Myth No. 1: You can’t get pregnant while breastfeeding. Although it’s true that breastfeeding delays the return of a mother’s menstrual cycle, which would naturally extend the amount of time between pregnancies, breastfeeding is not a reliable form of contraception.
Myth No. 2: You need to toughen your nipples before breastfeeding. It is not clear exactly what one would do to toughen nipples, but it sounds uncomfortable and is unnecessary. Nipple toughening occurs naturally as a result of giving birth.
Myth No. 3: Small breasts don’t produce as much milk as large breasts. Human intuition often associates large breasts with large amounts of milk production. Intuition, in this instance, is wrong. Small breasts produce just as much milk as large breasts.
Myth No. 4: Breastfeeding ruins the shape of your breasts. Age, weight gain and gravity affect the shape of your breasts more than breastfeeding.
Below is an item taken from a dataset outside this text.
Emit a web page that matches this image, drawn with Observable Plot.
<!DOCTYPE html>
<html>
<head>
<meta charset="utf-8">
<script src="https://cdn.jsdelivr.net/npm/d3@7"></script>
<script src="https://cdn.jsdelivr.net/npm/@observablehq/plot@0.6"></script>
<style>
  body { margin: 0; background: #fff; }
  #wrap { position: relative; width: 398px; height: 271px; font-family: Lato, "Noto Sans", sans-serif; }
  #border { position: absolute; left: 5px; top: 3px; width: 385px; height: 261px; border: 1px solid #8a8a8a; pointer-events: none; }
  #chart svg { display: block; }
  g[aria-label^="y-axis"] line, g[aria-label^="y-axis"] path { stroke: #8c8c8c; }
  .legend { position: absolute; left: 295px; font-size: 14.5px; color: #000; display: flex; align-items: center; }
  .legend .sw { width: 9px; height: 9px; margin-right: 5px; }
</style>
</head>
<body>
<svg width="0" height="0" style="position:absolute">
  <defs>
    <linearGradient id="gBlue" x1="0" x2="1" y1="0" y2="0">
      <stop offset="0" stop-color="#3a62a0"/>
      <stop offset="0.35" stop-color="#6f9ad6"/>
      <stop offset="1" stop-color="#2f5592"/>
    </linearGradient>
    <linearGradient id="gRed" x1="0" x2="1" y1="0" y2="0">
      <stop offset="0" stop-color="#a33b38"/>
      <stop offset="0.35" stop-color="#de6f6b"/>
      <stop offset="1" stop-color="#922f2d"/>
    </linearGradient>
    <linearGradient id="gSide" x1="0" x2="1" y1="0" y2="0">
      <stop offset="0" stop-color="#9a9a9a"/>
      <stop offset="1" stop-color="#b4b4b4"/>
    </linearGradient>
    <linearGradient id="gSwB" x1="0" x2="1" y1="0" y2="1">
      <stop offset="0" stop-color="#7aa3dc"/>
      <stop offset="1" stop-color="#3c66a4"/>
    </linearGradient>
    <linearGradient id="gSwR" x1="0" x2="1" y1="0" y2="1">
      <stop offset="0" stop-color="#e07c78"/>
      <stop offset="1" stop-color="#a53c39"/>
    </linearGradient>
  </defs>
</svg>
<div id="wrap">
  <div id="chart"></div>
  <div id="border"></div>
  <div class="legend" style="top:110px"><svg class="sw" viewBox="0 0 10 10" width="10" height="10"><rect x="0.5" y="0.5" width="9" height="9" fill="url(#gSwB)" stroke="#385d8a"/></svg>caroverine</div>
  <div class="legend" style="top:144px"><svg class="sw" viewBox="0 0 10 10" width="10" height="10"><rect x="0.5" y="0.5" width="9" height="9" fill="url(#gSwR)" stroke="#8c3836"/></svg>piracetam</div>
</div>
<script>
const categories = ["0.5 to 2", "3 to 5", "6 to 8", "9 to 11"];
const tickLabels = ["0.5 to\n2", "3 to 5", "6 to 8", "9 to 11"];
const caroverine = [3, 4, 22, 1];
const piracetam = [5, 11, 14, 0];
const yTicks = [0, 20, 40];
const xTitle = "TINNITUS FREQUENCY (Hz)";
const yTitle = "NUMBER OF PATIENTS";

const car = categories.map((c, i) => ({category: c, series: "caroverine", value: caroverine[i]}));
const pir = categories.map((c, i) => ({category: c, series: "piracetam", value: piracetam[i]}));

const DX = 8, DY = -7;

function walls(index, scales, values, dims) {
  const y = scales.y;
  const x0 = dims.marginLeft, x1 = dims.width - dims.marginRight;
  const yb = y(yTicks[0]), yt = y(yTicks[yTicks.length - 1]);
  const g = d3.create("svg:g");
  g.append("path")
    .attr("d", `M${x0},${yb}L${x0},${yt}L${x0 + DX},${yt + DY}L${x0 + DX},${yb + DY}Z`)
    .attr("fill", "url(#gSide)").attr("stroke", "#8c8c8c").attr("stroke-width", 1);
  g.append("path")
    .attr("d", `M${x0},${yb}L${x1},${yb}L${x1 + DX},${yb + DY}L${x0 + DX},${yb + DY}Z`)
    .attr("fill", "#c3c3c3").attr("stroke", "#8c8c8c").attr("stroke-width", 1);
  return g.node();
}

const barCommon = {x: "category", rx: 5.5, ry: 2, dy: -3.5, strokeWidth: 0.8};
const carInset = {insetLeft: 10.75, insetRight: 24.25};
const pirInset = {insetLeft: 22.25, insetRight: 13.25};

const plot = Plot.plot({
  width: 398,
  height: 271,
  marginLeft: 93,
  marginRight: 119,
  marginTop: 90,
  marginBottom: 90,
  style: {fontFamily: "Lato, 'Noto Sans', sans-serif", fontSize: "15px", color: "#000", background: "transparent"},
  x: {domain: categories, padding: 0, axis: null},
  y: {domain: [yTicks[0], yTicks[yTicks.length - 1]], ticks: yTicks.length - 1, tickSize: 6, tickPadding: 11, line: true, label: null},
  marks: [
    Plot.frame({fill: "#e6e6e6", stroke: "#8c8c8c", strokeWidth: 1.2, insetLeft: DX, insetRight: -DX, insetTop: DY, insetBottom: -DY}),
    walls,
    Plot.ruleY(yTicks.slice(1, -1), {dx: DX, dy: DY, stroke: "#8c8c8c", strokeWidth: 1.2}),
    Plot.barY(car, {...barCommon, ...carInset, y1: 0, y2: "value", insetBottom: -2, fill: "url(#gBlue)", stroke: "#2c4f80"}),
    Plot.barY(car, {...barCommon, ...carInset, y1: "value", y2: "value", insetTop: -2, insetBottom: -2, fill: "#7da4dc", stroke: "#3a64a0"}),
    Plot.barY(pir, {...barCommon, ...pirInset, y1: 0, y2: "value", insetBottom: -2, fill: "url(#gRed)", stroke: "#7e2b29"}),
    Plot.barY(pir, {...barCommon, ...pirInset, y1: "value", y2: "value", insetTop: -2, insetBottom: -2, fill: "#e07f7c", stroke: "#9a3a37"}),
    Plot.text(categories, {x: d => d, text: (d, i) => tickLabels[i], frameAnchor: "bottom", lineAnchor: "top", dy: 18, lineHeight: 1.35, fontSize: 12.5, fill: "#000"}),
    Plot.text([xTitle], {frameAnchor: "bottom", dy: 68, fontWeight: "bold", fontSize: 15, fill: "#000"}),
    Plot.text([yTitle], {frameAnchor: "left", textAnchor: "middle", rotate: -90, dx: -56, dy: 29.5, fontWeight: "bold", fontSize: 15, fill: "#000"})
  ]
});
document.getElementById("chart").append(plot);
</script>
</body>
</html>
Most women discover that their breasts return to pre-pregnancy shape and size after they stop nursing.
Myth No. 5: Breastfeeding mothers can only eat bland food. What goes into the mom eventually goes into the baby, but that doesn’t mean spicy food gives your baby indigestion or cabbage and broccoli lead to a gassy baby. Potentially upsetting elements in food are broken down during the digestive process and should not harm the baby.
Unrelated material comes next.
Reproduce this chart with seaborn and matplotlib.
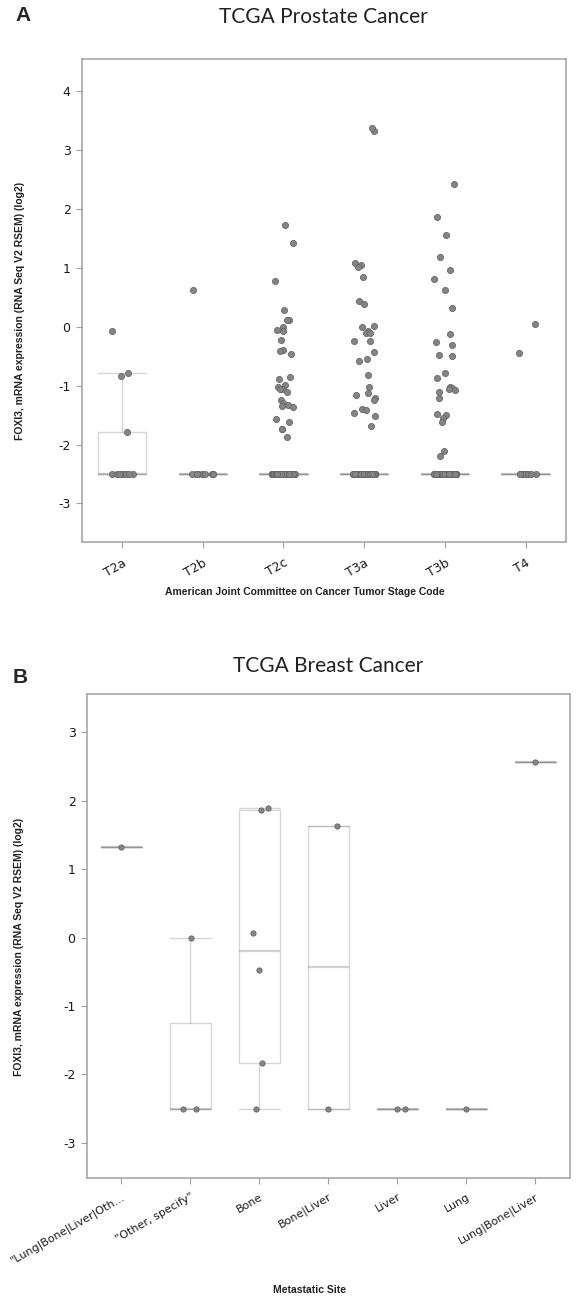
"""
Recreate the FOXI3 expression box/strip plots (TCGA prostate + breast).
Output: out.png
"""

import numpy as np
import pandas as pd
import matplotlib
matplotlib.use("Agg")
import matplotlib.pyplot as plt
import matplotlib.transforms as mtransforms
import seaborn as sns

# -------------------------------------------------------
# Data (log2 RSEM values)
# -------------------------------------------------------
FLOOR = -2.5  # samples with no expression sit on this floor

stage_labels = ["T2a", "T2b", "T2c", "T3a", "T3b", "T4"]
stage_floor_counts = [9, 9, 135, 129, 108, 8]
t2a_vals = [-0.07, -0.78, -0.84, -1.79]
t2b_vals = [0.62]
t2c_vals = [1.73, 1.43, 0.78, 0.28, 0.12, 0.12, -0.01, -0.06, -0.07, -0.23,
            -0.39, -0.41, -0.46, -0.85, -0.88, -0.98, -1.02, -1.05, -1.05,
            -1.11, -1.25, -1.30, -1.33, -1.34, -1.37, -1.57, -1.62, -1.74,
            -1.74, -1.87]
t3a_vals = [3.32, 3.37, 1.08, 1.05, 1.02, 0.84, 0.44, 0.39, 0.02, -0.01,
            -0.07, -0.10, -0.11, -0.24, -0.24, -0.42, -0.54, -0.58, -0.82,
            -1.02, -1.12, -1.15, -1.21, -1.24, -1.39, -1.41, -1.46, -1.51,
            -1.69]
t3b_vals = [2.43, 1.87, 1.56, 1.18, 0.97, 0.81, 0.62, 0.32, -0.12, -0.25,
            -0.31, -0.48, -0.50, -0.78, -0.87, -1.02, -1.04, -1.05, -1.08,
            -1.11, -1.21, -1.48, -1.50, -1.55, -1.62, -2.11, -2.20]
t4_vals = [0.04, -0.45]

site_labels = ['"Lung|Bone|Liver|Oth...', '"Other, specify"', "Bone",
               "Bone|Liver", "Liver", "Lung", "Lung|Bone|Liver"]
site_floor_counts = [0, 2, 1, 1, 2, 1, 0]
lbl_other_vals = [1.33]
other_specify_vals = [0.0]
bone_vals = [1.87, 1.89, 0.07, -0.47, -1.83]
bone_liver_vals = [1.63]
liver_vals = []
lung_vals = []
lung_bone_liver_vals = [2.56]

YLABEL = "FOXI3, mRNA expression (RNA Seq V2 RSEM) (log2)"

# -------------------------------------------------------
# Style
# -------------------------------------------------------
sns.set_style("white")
plt.rcParams["font.family"] = ["DejaVu Sans"]

FRAME = "#a0a0a0"
BOX_LINE = "#7a7a7a"
DOT = "#858585"
DOT_EDGE = "#666666"


def hinge_stats(values):
    """Tukey-hinge box stats (the way the portal draws its boxes)."""
    v = np.sort(np.asarray(values, dtype=float))
    n = len(v)
    half = (n + 1) // 2
    q1 = np.median(v[:half])
    q3 = np.median(v[n - half:])
    iqr = q3 - q1
    return {
        "med": np.median(v),
        "q1": q1,
        "q3": q3,
        "whislo": v[v >= q1 - 1.5 * iqr].min(),
        "whishi": v[v <= q3 + 1.5 * iqr].max(),
        "fliers": [],
    }


def build_groups(labels, floor_counts, value_lists):
    rows = []
    groups = []
    for lab, nfloor, vals in zip(labels, floor_counts, value_lists):
        g = list(vals) + [FLOOR] * nfloor
        groups.append(g)
        rows += [(lab, x) for x in g]
    return groups, pd.DataFrame(rows, columns=["group", "value"])


def draw_panel(ax, labels, groups, df, ylim, yticks, dot_size, jitter,
               label_dx, xlabel_size):
    sns.stripplot(data=df, x="group", y="value", order=labels, ax=ax,
                  color=DOT, edgecolor=DOT_EDGE, linewidth=0.6,
                  size=dot_size, jitter=jitter, zorder=3)

    line_kw = dict(color=BOX_LINE, alpha=0.3, linewidth=1.0)
    ax.bxp([hinge_stats(g) for g in groups], positions=range(len(groups)),
           widths=0.6, capwidths=0.6, showfliers=False, manage_ticks=False,
           boxprops=line_kw, whiskerprops=line_kw, capprops=line_kw,
           medianprops=dict(color=BOX_LINE, alpha=0.35, linewidth=1.6))

    ax.set_xlim(-0.5, len(labels) - 0.5)
    ax.set_ylim(*ylim)
    ax.set_yticks(yticks)
    ax.set_yticklabels([str(t) for t in yticks])
    ax.set_xticks(range(len(labels)))
    ax.set_xticklabels(labels, rotation=30, ha="right", va="top",
                       rotation_mode="anchor", fontsize=xlabel_size)
    offset = mtransforms.ScaledTranslation(label_dx / 72, 0,
                                           ax.figure.dpi_scale_trans)
    for t in ax.get_xticklabels():
        t.set_transform(t.get_transform() + offset)

    ax.set_xlabel("")
    ax.set_ylabel(YLABEL, family="Liberation Sans", fontweight="bold",
                  fontsize=7.5, color="#222222")

    for sp in ax.spines.values():
        sp.set_visible(True)
        sp.set_color(FRAME)
        sp.set_linewidth(1.1)
    ax.tick_params(axis="both", direction="out", length=4, width=0.8,
                   color=FRAME, labelcolor="#1a1a1a", pad=4,
                   bottom=True, left=True)
    ax.tick_params(axis="y", labelsize=9)
    ax.tick_params(axis="x", pad=6)


# -------------------------------------------------------
# Figure
# -------------------------------------------------------
np.random.seed(7)
fig = plt.figure(figsize=(5.77, 13.02), dpi=100)
fig.patch.set_facecolor("white")

axA = fig.add_axes([0.1416, 0.5835, 0.8393, 0.3712])
stage_groups, stage_df = build_groups(
    stage_labels, stage_floor_counts,
    [t2a_vals, t2b_vals, t2c_vals, t3a_vals, t3b_vals, t4_vals])
draw_panel(axA, stage_labels, stage_groups, stage_df, (-3.66, 4.55),
           [-3, -2, -1, 0, 1, 2, 3, 4], 4.4, 0.14, 7, 9)
axA.yaxis.set_label_coords(-0.117, 0.479)

axB = fig.add_axes([0.1503, 0.0955, 0.8376, 0.3715])
site_groups, site_df = build_groups(
    site_labels, site_floor_counts,
    [lbl_other_vals, other_specify_vals, bone_vals, bone_liver_vals,
     liver_vals, lung_vals, lung_bone_liver_vals])
draw_panel(axB, site_labels, site_groups, site_df, (-3.51, 3.56),
           [-3, -2, -1, 0, 1, 2, 3], 3.8, 0.13, 7, 8)
axB.yaxis.set_label_coords(-0.130, 0.477)

# titles, panel letters and x labels
fig.text(0.561, 0.9826, "TCGA Prostate Cancer", family="Lato", fontsize=15,
         ha="center", va="baseline", color="#222222")
fig.text(0.568, 0.4839, "TCGA Breast Cancer", family="Lato", fontsize=15,
         ha="center", va="baseline", color="#222222")
fig.text(0.026, 0.9839, "A", family="Liberation Sans", fontweight="bold",
         fontsize=15, va="baseline")
fig.text(0.022, 0.4754, "B", family="Liberation Sans", fontweight="bold",
         fontsize=15, va="baseline")
fig.text(0.529, 0.5453, "American Joint Committee on Cancer Tumor Stage Code",
         family="Liberation Sans", fontweight="bold", fontsize=7.5,
         ha="center", va="center", color="#222222")
fig.text(0.537, 0.0092, "Metastatic Site", family="Liberation Sans",
         fontweight="bold", fontsize=7.5, ha="center", va="center",
         color="#222222")

fig.savefig("out.png", dpi=100)
print("saved out.png")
Myth No. 6: You need to nurse every two hours. Although some babies nurse every two hours, a baby’s feeding schedule is individual. Some eat more. Some eat less. If you’re concerned that you’re baby might not be getting enough to eat, consult your pediatrician and monitor the baby’s weight.
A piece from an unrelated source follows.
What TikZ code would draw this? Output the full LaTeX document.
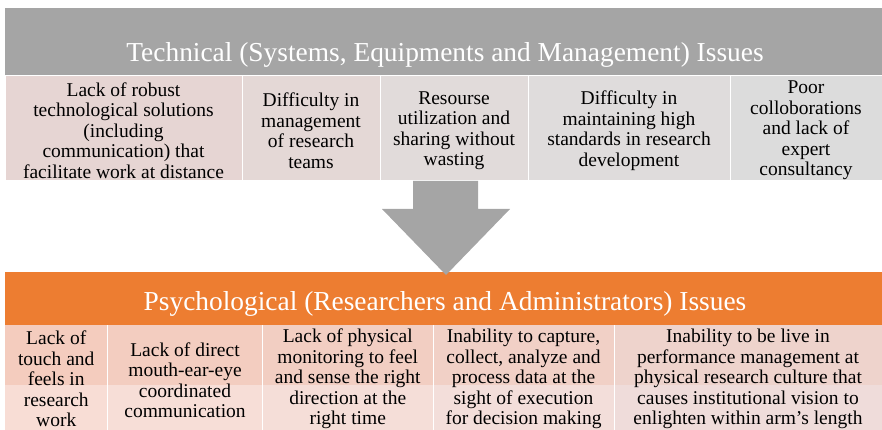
\documentclass[tikz,border=0pt]{standalone}
\usepackage{fontspec}
\setmainfont{Liberation Serif}
\definecolor{hdgray}{HTML}{A5A5A5}
\definecolor{hdorange}{HTML}{ED7D31}
\definecolor{tA}{HTML}{E6D5D3}
\definecolor{tB}{HTML}{E4D8D6}
\definecolor{tC}{HTML}{E1DBDA}
\definecolor{tD}{HTML}{DFDCDC}
\definecolor{tE}{HTML}{DCDCDC}
\definecolor{pA}{HTML}{F4CCBE}
\definecolor{pB}{HTML}{F3CDC0}
\definecolor{pC}{HTML}{F2CEC2}
\definecolor{pD}{HTML}{F1D0C6}
\definecolor{pE}{HTML}{EED3CC}
\definecolor{qA}{HTML}{F8DDD5}
\definecolor{qB}{HTML}{F7DED7}
\definecolor{qC}{HTML}{F5DED8}
\definecolor{qD}{HTML}{F3DEDA}
\definecolor{qE}{HTML}{EFDCDA}
\begin{document}
\begin{tikzpicture}[x=1pt,y=-1pt,hd/.style ={minimum width=877pt,inner sep=0pt},ttl/.style ={text=white,font=\fontsize{27.4}{30}\selectfont},cell/.style ={draw=white,line width=1pt,inner sep=0pt,minimum height=105pt},txt/.style ={align=center,inner sep=0pt,font=\fontsize{19.5}{20.5}\selectfont}]
\useasboundingbox (0,0) rectangle (882,430);

%technical header
\node[hd,fill=hdgray,minimum height=68pt] at (443.5,42) (tech){};
\node[ttl] at (445,55) (techttl){Technical (Systems, Equipments and Management) Issues};

%technical cells
\node[cell,fill=tA,minimum width=237pt] at (123.5,128.5) (t1){};
\node[cell,fill=tB,minimum width=138pt] at (311,128.5) (t2){};
\node[cell,fill=tC,minimum width=148pt] at (454,128.5) (t3){};
\node[cell,fill=tD,minimum width=202pt] at (629,128.5) (t4){};
\node[cell,fill=tE,minimum width=152pt] at (806,128.5) (t5){};
\node[txt,yshift=-2pt] at (t1) {Lack of robust\\technological solutions\\(including\\communication) that\\facilitate work at distance};
\node[txt,yshift=-2pt] at (t2) {Difficulty in\\management\\of research\\teams};
\node[txt,yshift=-2pt] at (t3) {Resourse\\utilization and\\sharing without\\wasting};
\node[txt,yshift=-2pt] at (t4) {Difficulty in\\maintaining high\\standards in research\\development};
\node[txt,yshift=-2pt] at (t5) {Poor\\colloborations\\and lack of\\expert\\consultancy};

%psychological header
\node[hd,fill=hdorange,minimum height=53pt] at (443.5,298.5) (psy){};
\node[ttl] at (445,304) (psyttl){Psychological (Researchers and Administrators) Issues};

%down arrow
\fill[hdgray] (413,181) -- (478,181) -- (478,209) -- (510,209) -- (446,275) -- (382,209) -- (413,209) -- cycle;

%psychological cells, two tone
\fill[pA] (5,325) rectangle (107.5,385);
\fill[pB] (107.5,325) rectangle (262.5,385);
\fill[pC] (262.5,325) rectangle (433,385);
\fill[pD] (433,325) rectangle (614,385);
\fill[pE] (614,325) rectangle (882,385);
\fill[qA] (5,385) rectangle (107.5,430);
\fill[qB] (107.5,385) rectangle (262.5,430);
\fill[qC] (262.5,385) rectangle (433,430);
\fill[qD] (433,385) rectangle (614,430);
\fill[qE] (614,385) rectangle (882,430);
\draw[white,line width=1pt] (107.5,325) -- (107.5,430) (262.5,325) -- (262.5,430) (433,325) -- (433,430) (614,325) -- (614,430);
\node[txt] at (56.25,379) (p1){Lack of\\touch and\\feels in\\research\\work};
\node[txt] at (185,380) (p2){Lack of direct\\mouth-ear-eye\\coordinated\\communication};
\node[txt] at (347.75,379) (p3){Lack of physical\\monitoring to feel\\and sense the right\\direction at the\\right time};
\node[txt] at (523.5,379) (p4){Inability to capture,\\collect, analyze and\\process data at the\\sight of execution\\for decision making};
\node[txt] at (748,379) (p5){Inability to be live in\\performance management at\\physical research culture that\\causes institutional vision to\\enlighten within arm's length};
\end{tikzpicture}
\end{document}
Myth No. 7: You should stop breastfeeding before the baby’s first birthday. Pediatricians recommend breastfeeding as the only form of nourishment for the first six months and breastfeeding for an additional six months after solid food is introduced. When to stop breastfeeding, however, is a personal decision, and many moms choose to continue breastfeeding after a year.
Myth No. 8: Giving your baby breast-pumped milk in a bottle will make it difficult to return to breastfeeding. Once the baby has mastered breastfeeding — most times in about six weeks — a baby usually can go between breastfeeding and bottle feeding without problems, especially if it’s limited to one bottle per day.